If NASA released the thruster firing logs from that specific time window, we could correlate the flash with documented RCS activity. If the original uncompressed video tapes were made available, analysts could work with data free from generational loss. If stereo cameras had been used, we could determine object distance definitively.
None of this data has been publicly released despite decades of requests and continued public interest.
The path forward isn't declaring victory for either side. It's pursuing the data that would allow definitive analysis. That means targeted FOIA requests, independent replication of kinematic studies, and pressure for transparency rather than dismissiveness from official sources.
The Bottom Line
Thirty-four years after Discovery's cameras captured something unusual over the Indian Ocean, the STS-48 footage remains a living laboratory for how we handle anomalous evidence.
I've spent my career studying people whose experiences defy easy categories. What I've learned is that the most productive stance is neither belief nor rejection but engaged investigation. The footage deserves neither sensationalism nor dismissal. It deserves the same rigorous analysis we'd apply to any puzzling data set.
The tools exist for anyone to conduct their own investigation. The primary sources are accessible. The analytical techniques are well-documented.
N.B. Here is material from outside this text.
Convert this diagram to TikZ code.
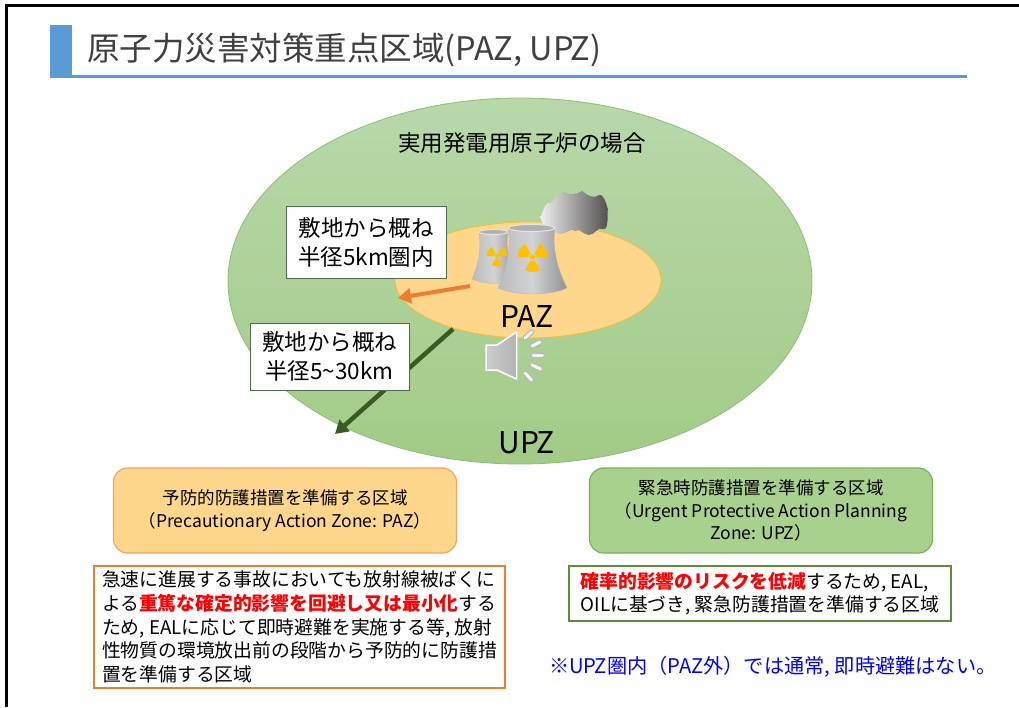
\documentclass[tikz,border=0pt]{standalone}
\usepackage{fontspec}
\setmainfont{Noto Sans CJK JP}
\usetikzlibrary{arrows.meta}

\definecolor{titleblue}{HTML}{5B9BD5}
\definecolor{titlegray}{HTML}{404040}
\definecolor{upztop}{HTML}{B8D8AA}
\definecolor{upzbot}{HTML}{A2CB86}
\definecolor{upzedge}{HTML}{8DBF73}
\definecolor{pazfill}{HTML}{FFD78C}
\definecolor{pazedge}{HTML}{F5C02E}
\definecolor{pazboxedge}{HTML}{F2A460}
\definecolor{orangeline}{HTML}{ED7D31}
\definecolor{greenfill}{HTML}{A9D18E}
\definecolor{greenedge}{HTML}{7BAF5C}
\definecolor{upzdescedge}{HTML}{5E8C3A}
\definecolor{darkgreen}{HTML}{3A5A23}
\definecolor{labeledge}{HTML}{506B4A}
\definecolor{alertred}{HTML}{FF0000}
\definecolor{noteblue}{HTML}{0000FF}
\definecolor{trefoil}{HTML}{FFC000}
\definecolor{towerlight}{HTML}{D2D3D4}
\definecolor{towermid}{HTML}{B9BBBC}
\definecolor{towerdark}{HTML}{8F9193}
\definecolor{smokelight}{HTML}{F0F0F0}
\definecolor{smokemid}{HTML}{9A9898}
\definecolor{smokedark}{HTML}{4E4A4A}

\newcommand{\alert}[1]{{\bfseries\color{alertred}#1}}

\begin{document}
\begin{tikzpicture}[x=1pt,y=-1pt,
  every node/.style={inner sep=0pt,outer sep=0pt},
  labelbox/.style={draw=labeledge,line width=0.8pt,fill=white,align=center,
    font=\fontsize{22.5}{29}\selectfont},
  zonebox/.style={rounded corners=14pt,line width=1.2pt,align=center,
    minimum width=343pt,minimum height=85pt,font=\fontsize{17.5}{23.5}\selectfont},
  descbox/.style={fill=white,line width=2.5pt,align=left,
    font=\fontsize{18.8}{23.8}\selectfont},
  zonelabel/.style={font=\fontsize{30}{34}\selectfont},
  radiusarrow/.style={line width=4.5pt,-{Triangle[length=13pt,width=15pt]}},
  towerbody/.style={left color=towermid,right color=towerdark,middle color=towerlight,
    draw=gray!55,line width=0.4pt},
  towertop/.style={fill=gray!62,draw=gray!20,line width=1pt},
  wavedash/.style={line cap=round,line width=5.5pt,draw=gray!55}
]
\useasboundingbox (0,0) rectangle (1019,707);
\fill[white] (0,0) rectangle (1019,707);

% slide frame
\draw[line width=3pt] (6,707) -- (6,5) -- (1019,5);

% title with accent bar and rule
\fill[titleblue] (50,25) rectangle (72,77);
\fill[titleblue] (50,74.5) rectangle (967,77.5);
\node[anchor=west,text=titlegray,font=\fontsize{32.5}{36}\selectfont] (title) at (87,50)
  {原子力災害対策重点区域(PAZ, UPZ)};

% UPZ zone
\path[draw=upzedge,line width=0.8pt,top color=upztop,bottom color=upzbot]
  (520,281) ellipse [x radius=292,y radius=183];
\node[font=\fontsize{22.5}{26}\selectfont] (case) at (522,143) {実用発電用原子炉の場合};

% PAZ zone
\path[draw=pazedge,line width=0.8pt,fill=pazfill]
  (528,280) ellipse [x radius=133,y radius=58];

% radius arrows
\coordinate (upzfrom) at (453,329);
\coordinate (upzto) at (335,434);
\draw[radiusarrow,draw=darkgreen,fill=darkgreen] (upzfrom) -- (upzto);
\coordinate (pazfrom) at (470,286);
\coordinate (pazto) at (398,298);
\draw[radiusarrow,draw=orangeline,fill=orangeline,line width=4pt] (pazfrom) -- (pazto);

% radius labels
\node[labelbox,minimum width=160pt,minimum height=72pt] (r5) at (366,242)
  {敷地から概ね\\半径5km圏内};
\node[labelbox,minimum width=159pt,minimum height=67pt] (r30) at (329.5,356.5)
  {敷地から概ね\\半径5\textasciitilde30km};

% zone names
\node[zonelabel] (paz) at (527,316) {PAZ};
\node[zonelabel] (upz) at (527,443) {UPZ};

% smoke cloud: one bumpy outline, local frame with y pointing up
\begin{scope}[shift={(574,213)},yscale=-1]
  \path[left color=smokelight,middle color=smokemid,right color=smokedark]
    (-26,-17) to[out=180,in=-90] (-34,-4)
    to[out=90,in=200] (-24,10)
    to[out=110,in=180] (-10,21)
    to[out=30,in=150] (8,22)
    to[out=40,in=140] (25,18)
    to[out=-20,in=80] (34,3)
    to[out=-100,in=20] (29,-16)
    to[out=-150,in=0] (15,-22)
    to[out=180,in=-40] (1,-18)
    to[out=-140,in=0] (-13,-21)
    to[out=180,in=-20] (-26,-17) -- cycle;
\end{scope}

% small cooling tower
\path[towerbody] (479,232) .. controls (482,252) and (477,268) .. (472,279)
  .. controls (485,285) and (505,285) .. (516,279)
  .. controls (511,268) and (505,252) .. (508,232) -- cycle;
\path[towertop] (493.5,232) ellipse [x radius=14.5,y radius=2.5];
\begin{scope}[shift={(497,256)},yscale=-1]
  \foreach \a in {30,150,270}
    \fill[trefoil] (\a-30:3) -- (\a-30:10.5) arc[start angle=\a-30,end angle=\a+30,radius=10.5]
      -- (\a+30:3) arc[start angle=\a+30,end angle=\a-30,radius=3] -- cycle;
  \fill[trefoil] (0,0) circle[radius=2];
\end{scope}

% large cooling tower
\path[towerbody] (508,228) .. controls (512,252) and (504,276) .. (498,288)
  .. controls (515,296) and (551,296) .. (567,288)
  .. controls (561,276) and (551,252) .. (555,228) -- cycle;
\path[towertop] (531.5,228) ellipse [x radius=23.5,y radius=3.5];
\begin{scope}[shift={(532.5,257)},yscale=-1]
  \foreach \a in {30,150,270}
    \fill[trefoil] (\a-30:4) -- (\a-30:15) arc[start angle=\a-30,end angle=\a+30,radius=15]
      -- (\a+30:4) arc[start angle=\a+30,end angle=\a-30,radius=4] -- cycle;
  \fill[trefoil] (0,0) circle[radius=2.7];
\end{scope}

% speaker icon
\path[left color=gray!40,right color=gray!60,draw=white,line width=1.5pt]
  (486,345) -- (497,345) -- (516.5,332) -- (516.5,379) -- (497,370) -- (486,370) -- cycle;
\foreach \p/\q in {{(525,338)}/{(531.5,332)},{(532,346)}/{(540,342)},{(533,355)}/{(542.5,355)},
                   {(532,365)}/{(540.5,369)},{(525,373)}/{(531.5,380)}}{
  \draw[wavedash] \p -- \q;
  \draw[line cap=round,line width=3pt,draw=gray!8] \p -- \q;
}

% zone description boxes
\node[zonebox,draw=pazboxedge,fill=pazfill] (pazbox) at (285,510.5)
  {予防的防護措置を準備する区域\\（Precautionary Action Zone: PAZ）};
\node[zonebox,draw=greenedge,fill=greenfill,font=\fontsize{17.5}{22.5}\selectfont] (upzbox) at (761,510.5)
  {緊急時防護措置を準備する区域\\（Urgent Protective Action Planning\\Zone: UPZ）};

% detailed descriptions
\node[descbox,draw=orangeline,minimum width=411pt,minimum height=122pt] (pazdesc) at (299.5,627)
  {急速に進展する事故においても放射線被ばくに\\
   よる\alert{重篤な確定的影響を回避し又は最小化}する\\
   ため, EALに応じて即時避難を実施する等, 放射\\
   性物質の環境放出前の段階から予防的に防護措\\
   置を準備する区域};
\node[descbox,draw=upzdescedge,minimum width=382pt,minimum height=55pt,
      font=\fontsize{18.8}{23}\selectfont] (upzdesc) at (760,593.5)
  {\alert{確率的影響のリスクを低減}するため, EAL,\\
   OILに基づき, 緊急防護措置を準備する区域};

% note
\node[anchor=west,text=noteblue,font=\fontsize{20.2}{24}\selectfont] (note) at (549,667)
  {※UPZ圏内（PAZ外）では通常, 即時避難はない。};
\end{tikzpicture}
\end{document}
What's been missing is a community approach that values data over certainty, questions over conclusions.
That's what makes this case worth your time. Not because it proves aliens visited Earth in 1991, but because it represents exactly the kind of unexplained phenomenon that should spark curiosity rather than defensiveness. The mystery endures because the analysis remains incomplete. And incomplete analysis is an invitation, not a dead end.